For instance, in Cowichan, on the west coast of Canada, there's a watershed board. We take part as an industry association or as an industry component in that group. Cowichan Tribes is at the table. We look at where there's a need, and we focus stewardship activity where we would provide the benefit for the fish, which is important then to the communities that rely on them.
Yes, I think streamlined is the correct way to characterize it. With respect to what the pipeline industry does and how it responds to protecting fish habitat and so on, we would say, as I said in our statement, that we reviewed this and there is no change in terms of how we operate and what we do with respect to this fish habitat issue.
What has changed, though, relates to timelines and projects, and it's an important change. The previous process would come into play near the end of project evaluations and so on. It became very cumbersome and very time consuming to try to get the authorizations from DFO. This dragged out the timing of projects. Now it's identified up front and dealt over, if necessary, to the DFO for a review. If it's necessary, then we'll do a review and follow practice.
From the pipeline perspective, there is really no change in terms of how we approach, through best practices, dealing with the fisheries habitat issue. It has streamlined by putting this aspect of a project up front, rather than having it at the back end and being dragged out over a long period of time.
I would say that, from an efficiency perspective, there has been a very strong improvement. From a protection perspective, there is no impact in terms of how we deal with things, even over the life cycle of a pipeline.
I could answer on behalf of the hydro-power industry.
I'll probably hearken back to what I was saying in the opening comments. The government's mid-century review of its climate strategy did a survey of seven prominent external studies talking about what needs to be done in order to lower greenhouse gas emissions in Canada. The one common element throughout all those studies was a call for more hydro-power generation. Precisely why is that, on a full life-cycle analysis, hydro power does have the lowest greenhouse gas emissions of any sort of generation. That includes methane emissions, as mentioned, as well as emissions again, in the full life cycle, from concrete, and so on.
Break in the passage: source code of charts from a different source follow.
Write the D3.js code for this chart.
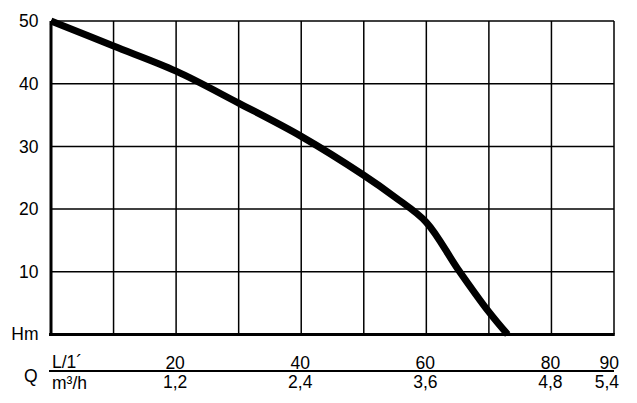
<!DOCTYPE html>
<html>
<head>
<meta charset="utf-8">
<script src="https://cdn.jsdelivr.net/npm/d3@7"></script>
<style>
  html, body { margin: 0; padding: 0; background: #fff; }
  svg { display: block; }
  text { font-family: "Liberation Sans", Arial, Helvetica, sans-serif; font-size: 17.5px; fill: #000; }
</style>
</head>
<body>
<svg id="chart" width="637" height="403"></svg>
<script>
// Data (Q in L/min, H in m)
const flowLmin = [0, 10, 20, 30, 40, 50, 55, 60, 65, 70, 73];
const headM    = [50, 46, 42, 36.9, 31.6, 25.4, 21.9, 17.9, 10.5, 3.6, 0];

const yTicks = [10, 20, 30, 40, 50];
const xGrid = [10, 20, 30, 40, 50, 60, 70, 80, 90];
const xTicksLmin = [20, 40, 60, 80, 90];
const xTicksM3h = ["1,2", "2,4", "3,6", "4,8", "5,4"];

const svg = d3.select("#chart");
const plotLeft = 51, plotRight = 614, plotTop = 21, plotBottom = 334.5;

const x = d3.scaleLinear().domain([0, 90]).range([plotLeft, plotRight]);
const y = d3.scaleLinear().domain([0, 50]).range([plotBottom, plotTop]);

// grid
const g = svg.append("g");
g.selectAll("line.v").data(xGrid).enter().append("line")
  .attr("x1", d => x(d)).attr("x2", d => x(d))
  .attr("y1", y(50)).attr("y2", y(0))
  .attr("stroke", "#000").attr("stroke-width", 1.5);
g.selectAll("line.h").data(yTicks).enter().append("line")
  .attr("x1", x(0)).attr("x2", x(90))
  .attr("y1", d => y(d)).attr("y2", d => y(d))
  .attr("stroke", "#000").attr("stroke-width", 1.5);

// axes (thicker)
svg.append("line").attr("x1", x(0)).attr("x2", x(0)).attr("y1", y(50)).attr("y2", y(0) + 1)
  .attr("stroke", "#000").attr("stroke-width", 3);
svg.append("line").attr("x1", x(0) - 2).attr("x2", x(90) + 0.75).attr("y1", y(0)).attr("y2", y(0))
  .attr("stroke", "#000").attr("stroke-width", 3);

// y labels
svg.selectAll("text.yl").data(yTicks).enter().append("text")
  .attr("x", 38.5).attr("y", d => y(d) + 6.2)
  .attr("text-anchor", "end").text(d => d);
svg.append("text").attr("x", 38.5).attr("y", y(0) + 5.8).attr("text-anchor", "end").text("Hm");

// curve
const line = d3.line()
  .x((d, i) => x(flowLmin[i]))
  .y((d, i) => y(headM[i]))
  .curve(d3.curveCatmullRom.alpha(0.5));
svg.append("path").datum(headM)
  .attr("d", line)
  .attr("fill", "none").attr("stroke", "#000")
  .attr("stroke-width", 7).attr("stroke-linecap", "butt").attr("stroke-linejoin", "round");

// bottom Q axis labels
svg.append("line").attr("x1", 49).attr("x2", x(90)).attr("y1", 371).attr("y2", 371)
  .attr("stroke", "#000").attr("stroke-width", 2);
svg.append("text").attr("x", 24).attr("y", 382).text("Q");
svg.append("text").attr("x", 52).attr("y", 367.5).text("L/1´");
svg.append("text").attr("x", 52).attr("y", 389).text("m³/h");

svg.selectAll("text.xt").data(xTicksLmin).enter().append("text")
  .attr("x", (d, i) => i === xTicksLmin.length - 1 ? x(d) + 5 : x(d) - 1)
  .attr("y", 368.5)
  .attr("text-anchor", (d, i) => i === xTicksLmin.length - 1 ? "end" : "middle")
  .text(d => d);
svg.selectAll("text.xb").data(xTicksM3h).enter().append("text")
  .attr("x", (d, i) => i === xTicksM3h.length - 1 ? x(xTicksLmin[i]) + 5 : x(xTicksLmin[i]) - 1)
  .attr("y", 388)
  .attr("text-anchor", (d, i) => i === xTicksM3h.length - 1 ? "end" : "middle")
  .text(d => d);
</script>
</body>
</html>
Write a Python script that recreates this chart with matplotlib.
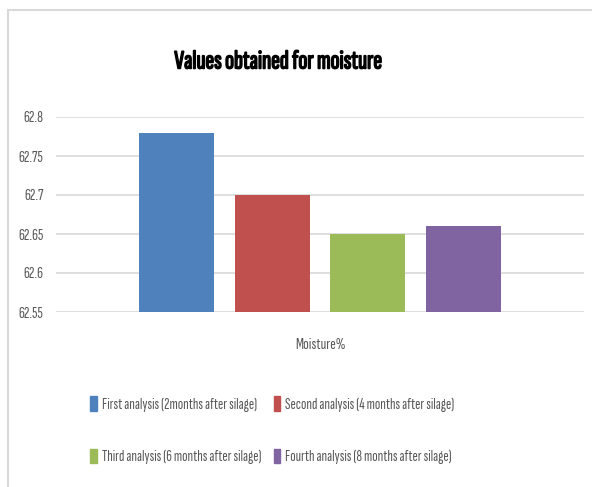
import matplotlib
matplotlib.use("Agg")
import matplotlib.pyplot as plt
import matplotlib.patheffects as pe
from matplotlib.lines import Line2D
from matplotlib.patches import Patch

plt.rcParams['font.family'] = ['Sofia Sans Extra Condensed', 'Fira Sans Extra Condensed', 'Liberation Sans', 'DejaVu Sans']

category = "Moisture%"
series = ["First analysis (2months after silage)",
          "Second analysis (4 months after silage)",
          "Third analysis (6 months after silage)",
          "Fourth analysis (8 months after silage)"]
values = [62.78, 62.70, 62.65, 62.66]
colors = ["#4f81bd", "#c0504d", "#9bbb59", "#8064a2"]
yticks = [62.55, 62.6, 62.65, 62.7, 62.75, 62.8]
ytick_labels = ["62.55", "62.6", "62.65", "62.7", "62.75", "62.8"]

W, H = 592, 487
fig = plt.figure(figsize=(W / 100, H / 100), dpi=100)

# cropped chart border (top and left only)
fig.add_artist(Line2D([8 / W, 8 / W], [0, 1 - 10 / H], color="#d9d9d9", lw=1.5))
fig.add_artist(Line2D([8 / W, 1], [1 - 10 / H, 1 - 10 / H], color="#d9d9d9", lw=1.5))

ax = fig.add_axes([56 / W, 1 - 312 / H, (584 - 56) / W, (312 - 117) / H])

width = 0.142
step = 0.181
for i, (s, v, c) in enumerate(zip(series, values, colors)):
    x = 0.5 + (i - 1.5) * step
    ax.bar(x, v - 62.55, width, bottom=62.55, color=c, label=s, zorder=2)

ax.set_xlim(0, 1)
ax.set_ylim(62.55, 62.8)
ax.set_yticks(yticks)
ax.set_yticklabels(ytick_labels)
ax.set_xticks([0.5])
ax.set_xticklabels([category])
ax.tick_params(length=0, colors="#595959", labelsize=12)
ax.tick_params(axis="x", pad=19)
ax.tick_params(axis="y", pad=9)
for sp in ax.spines.values():
    sp.set_visible(False)
ax.grid(axis="y", color="#d9d9d9", lw=1.2, zorder=0)

# fake bold with a thin stroke
fig.text(278 / W, 1 - 62 / H, "Values obtained for moisture", ha="center", va="center",
         fontsize=19, fontweight="bold", color="black",
         path_effects=[pe.withStroke(linewidth=1.1, foreground="black")])

# Excel fills the legend row by row
order = [0, 2, 1, 3]
handles = [Patch(color=colors[i]) for i in order]
labels = [series[i] for i in order]
fig.legend(handles, labels, loc="upper left", bbox_to_anchor=(76 / W, 1 - 382 / H),
           ncol=2, frameon=False, fontsize=11.5, handlelength=0.4, handleheight=1.0,
           handletextpad=0.3, columnspacing=0.8, labelspacing=2.3, labelcolor="#595959")

fig.savefig("out.png", dpi=100)
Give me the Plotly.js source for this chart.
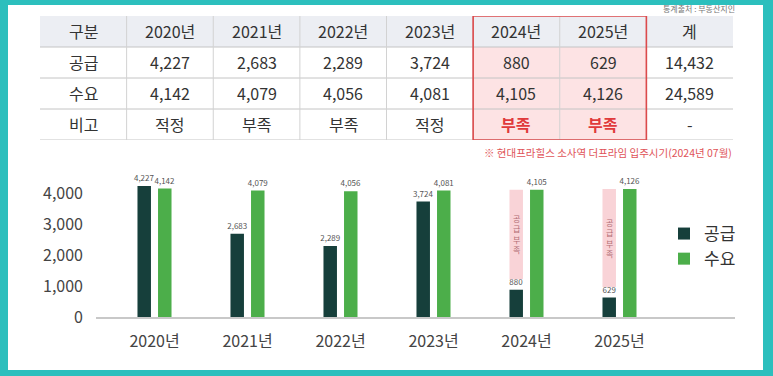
<!DOCTYPE html>
<html>
<head>
<meta charset="utf-8">
<script src="https://cdn.plot.ly/plotly-3.0.1.min.js"></script>
<style>
  html, body { margin: 0; padding: 0; background: #2cbfbd; }
  #chart { width: 773px; height: 376px; }
</style>
</head>
<body>
<div id="chart"></div>
<script>
// ---- data ----
const years = ['2020년', '2021년', '2022년', '2023년', '2024년', '2025년'];
const supply = [4227, 2683, 2289, 3724, 880, 629];
const demand = [4142, 4079, 4056, 4081, 4105, 4126];
const remarks = ['적정', '부족', '부족', '적정', '부족', '부족'];
const shortageYears = ['2024년', '2025년'];
const rowLabels = ['구분', '공급', '수요', '비고'];
const totalLabel = '계';
const totalRemark = '-';
const seriesNames = ['공급', '수요'];
const shortageLabel = '공급부족';
const yTickVals = [0, 1000, 2000, 3000, 4000];
const sourceText = '통계출처 : 부동산지인';
const noteText = '※ 현대프라힐스 소사역 더프라임 입주시기(2024년 07월)';

// ---- helpers ----
const W = 773, H = 376;
const px = v => v / W;
const py = v => 1 - v / H;
const fmt = n => n.toLocaleString('en-US');
const sum = a => a.reduce((s, v) => s + v, 0);
const FONT = '"Noto Sans CJK KR", "Noto Sans", sans-serif';

const DARK = '#163f3b';
const GREEN = '#4cae4a';
const PINK = '#f9d3d7';
const RED = '#e03a3c';

// bar geometry (in category units)
const BW = 0.145;
const OFF_A = -0.183;
const OFF_B = 0.038;

// ---- bar traces ----
const shortIdx = shortageYears.map(y => years.indexOf(y));
const pad = 340;
const labelFont = { family: FONT, size: 8, color: '#555' };
const traces = [
  {
    type: 'bar', name: seriesNames[0], x: years, y: supply,
    width: BW, offset: OFF_A,
    marker: { color: DARK },
    text: supply.map(fmt), textposition: 'outside', cliponaxis: false,
    constraintext: 'none', textfont: labelFont,
    hoverinfo: 'x+y+name'
  },
  {
    type: 'bar', name: seriesNames[1], x: years, y: demand,
    width: BW, offset: OFF_B,
    marker: { color: GREEN },
    text: demand.map(fmt), textposition: 'outside', cliponaxis: false,
    constraintext: 'none', textfont: labelFont,
    hoverinfo: 'x+y+name'
  },
  {
    type: 'bar', name: shortageLabel, showlegend: false,
    x: shortIdx.map(i => years[i]),
    base: shortIdx.map(i => supply[i] + pad),
    y: shortIdx.map(i => demand[i] - supply[i] - pad),
    width: BW, offset: OFF_A,
    marker: { color: PINK }, hoverinfo: 'skip'
  }
];

// ---- annotations & shapes ----
const annotations = [];
const shapes = [];

// white card on teal frame
shapes.push({ type: 'rect', xref: 'paper', yref: 'paper', layer: 'below',
  x0: px(8), x1: px(763), y0: py(370), y1: py(5),
  fillcolor: '#ffffff', line: { width: 0 } });

// table via hidden axes x2/y2 (columns, rows)
const header = [rowLabels[0], ...years, totalLabel];
const rows = [
  header,
  [rowLabels[1], ...supply.map(fmt), fmt(sum(supply))],
  [rowLabels[2], ...demand.map(fmt), fmt(sum(demand))],
  [rowLabels[3], ...remarks, totalRemark]
];
const nCols = header.length, nRows = rows.length;
const hiCols = shortageYears.map(y => header.indexOf(y));
const hiMin = Math.min(...hiCols), hiMax = Math.max(...hiCols);

shapes.push({ type: 'rect', xref: 'x2', yref: 'y2', layer: 'below',
  x0: -0.5, x1: nCols - 0.5, y0: -0.5, y1: 0.5,
  fillcolor: '#eceef3', line: { width: 0 } });
shapes.push({ type: 'rect', xref: 'x2', yref: 'y2', layer: 'below',
  x0: hiMin - 0.5, x1: hiMax + 0.5, y0: 0.5, y1: nRows - 0.5,
  fillcolor: '#fde3e4', line: { width: 0 } });
for (let r = 0; r < nRows; r++) {
  shapes.push({ type: 'line', xref: 'x2', yref: 'y2', layer: 'below',
    x0: -0.5, x1: nCols - 0.5, y0: r + 0.5, y1: r + 0.5,
    line: { color: '#c4c4c4', width: 1 } });
}
for (let c = 0; c < nCols - 1; c++) {
  shapes.push({ type: 'line', xref: 'x2', yref: 'y2', layer: 'below',
    x0: c + 0.5, x1: c + 0.5, y0: -0.5, y1: nRows - 0.5,
    line: { color: '#d2d2d2', width: 1 } });
}
shapes.push({ type: 'rect', xref: 'x2', yref: 'y2', layer: 'above',
  x0: hiMin - 0.5, x1: hiMax + 0.5, y0: -0.5, y1: nRows - 0.5,
  fillcolor: 'rgba(0,0,0,0)', line: { color: '#dc4a4c', width: 1.6 } });

rows.forEach((row, r) => {
  row.forEach((txt, c) => {
    const hi = (r === nRows - 1) && hiCols.includes(c);
    annotations.push({ xref: 'x2', yref: 'y2', x: c, y: r,
      text: hi ? '<b>' + txt + '</b>' : txt, showarrow: false,
      font: { family: FONT, size: 16, color: hi ? RED : '#333' } });
  });
});

annotations.push({ xref: 'paper', yref: 'paper', x: px(737), y: py(8),
  xanchor: 'right', yanchor: 'middle', text: sourceText, showarrow: false,
  font: { family: FONT, size: 8, color: '#777' } });
annotations.push({ xref: 'paper', yref: 'paper', x: px(734), y: py(152),
  xanchor: 'right', yanchor: 'middle', text: noteText, showarrow: false,
  font: { family: FONT, size: 10.5, color: '#e05358' } });

// vertical "공급부족" labels centred on the pink bars
shortIdx.forEach(i => {
  annotations.push({ xref: 'x', yref: 'y', x: i + OFF_A + BW / 2,
    y: (supply[i] + pad + demand[i]) / 2,
    text: shortageLabel.split('').join('<br>'), showarrow: false,
    font: { family: FONT, size: 8, color: '#b26d74' } });
});

const layout = {
  width: W, height: H,
  margin: { l: 0, r: 0, t: 0, b: 0 },
  paper_bgcolor: '#2cbfbd',
  plot_bgcolor: 'rgba(0,0,0,0)',
  showlegend: true,
  barmode: 'group',
  font: { family: FONT, color: '#333' },
  xaxis: {
    domain: [px(96), px(735)], range: [-0.629, 6.242],
    type: 'category', showline: true, linecolor: '#c8c8c8', linewidth: 1.5,
    showgrid: false, zeroline: false, ticks: '', fixedrange: true,
    ticklabelstandoff: 9,
    tickfont: { family: FONT, size: 16, color: '#444' }, automargin: false
  },
  yaxis: {
    domain: [py(317), py(160)], range: [0, 5065],
    tickvals: yTickVals, ticktext: yTickVals.map(fmt),
    showgrid: false, zeroline: false, showline: false, ticks: '',
    ticklabelstandoff: 12,
    tickfont: { family: FONT, size: 16, color: '#444' }, automargin: false
  },
  xaxis2: { domain: [px(40), px(733)], range: [-0.5, 7.5], visible: false, fixedrange: true, anchor: 'y2' },
  yaxis2: { domain: [py(140), py(16)], range: [3.5, -0.5], visible: false, fixedrange: true, anchor: 'x2' },
  legend: {
    x: px(664), y: py(216), xanchor: 'left', yanchor: 'top',
    bgcolor: 'rgba(0,0,0,0)', itemwidth: 30, tracegroupgap: 0,
    font: { family: FONT, size: 17, color: '#333' }
  },
  shapes: shapes,
  annotations: annotations
};

Plotly.newPlot('chart', traces, layout, { displayModeBar: false, staticPlot: true });
</script>
</body>
</html>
Hydro power is something that already keeps Canada's emissions low, makes us have one of the cleanest, most renewable electricity systems in the world, and it's an area where we're able to grow and where we're able to back out some of the more emitting generation that still exists throughout Canada and replace it with hydro power.
It's also important to mention that hydro is an enabler of the other forms of renewable electricity. If you're interested in, say, solar power, wind power, or marine tidal kinetic, the one issue for all those different forms is the variability of their generation. Sometimes their ability to generate doesn't always match the load demand.